Last month, my eight-year-old granddaughter chose to spend her adventure day at an art museum. Halfway through, she slipped her hand into mine, not because she was scared or needed guidance, but just because she wanted to.
I thought about that man in the park and wanted to tell him: sometimes they come back to sitting with you, just in different ways.
The art of holding loosely
There's a Mary Oliver line I've carried with me for years: "To live in this world, you must be able to do three things: to love what is mortal; to hold it against your bones knowing your own life depends on it; and, when the time comes to let it go, to let it go."
This is perhaps the hardest lesson of parenting and grandparenting: learning to hold loosely.
To be present for the park bench moments without clutching them so tightly that we squeeze the joy out. To recognize that our children's growing independence isn't a rejection but an evolution. To understand that love changes shape but doesn't diminish.
What would I tell that elderly man now, if I could travel back to that park bench? I'd tell him that his granddaughter may not sit with him anymore, but perhaps she thinks of him when she passes a park.
Maybe she tells her own children stories about their great-grandfather. Maybe the sitting continues in ways invisible to our eyes but no less real.
Final thoughts
That twelve-year-old daughter who sat with me that day? She lives three states away now, but every Sunday evening, we talk.

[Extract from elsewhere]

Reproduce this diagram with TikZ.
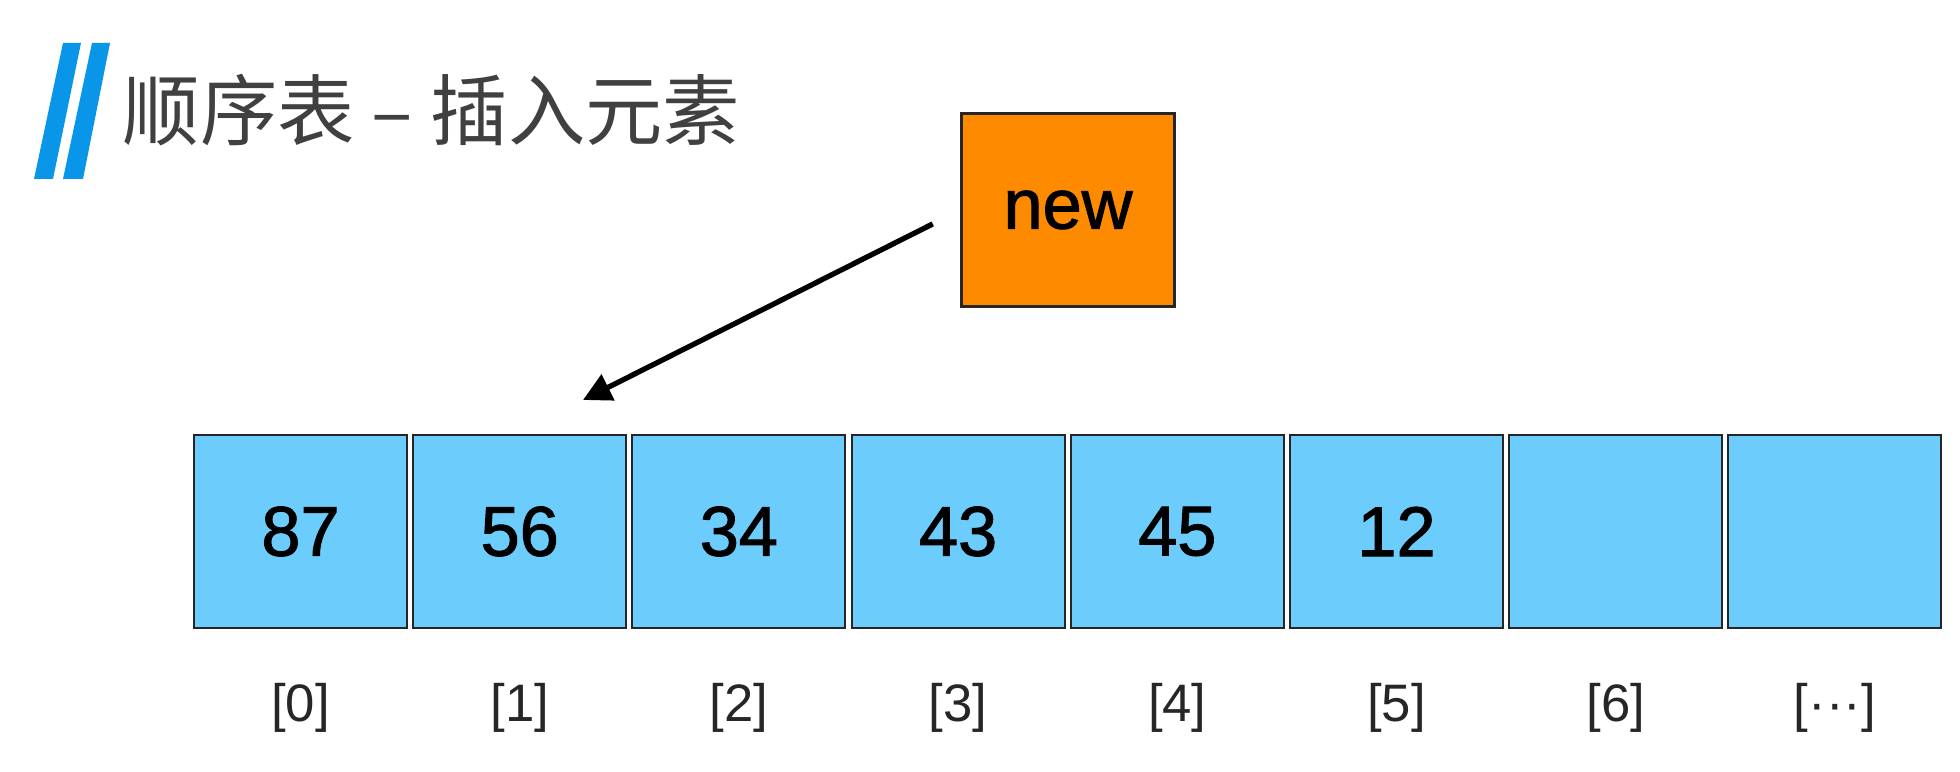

Sometimes for five minutes, sometimes for an hour. She tells me about her work, her children, the book she's reading. It's not the same as those park bench days, but it's not less than, either. It's just different.
The man in the park was right: we don't know when the last time is until it's already past. But maybe that's a mercy.
Maybe if we knew, we'd try too hard to make it perfect and miss the ordinary magic of it. Maybe the not knowing teaches us to treat every shared moment as if it could be the last time, which makes us better at loving in the present tense.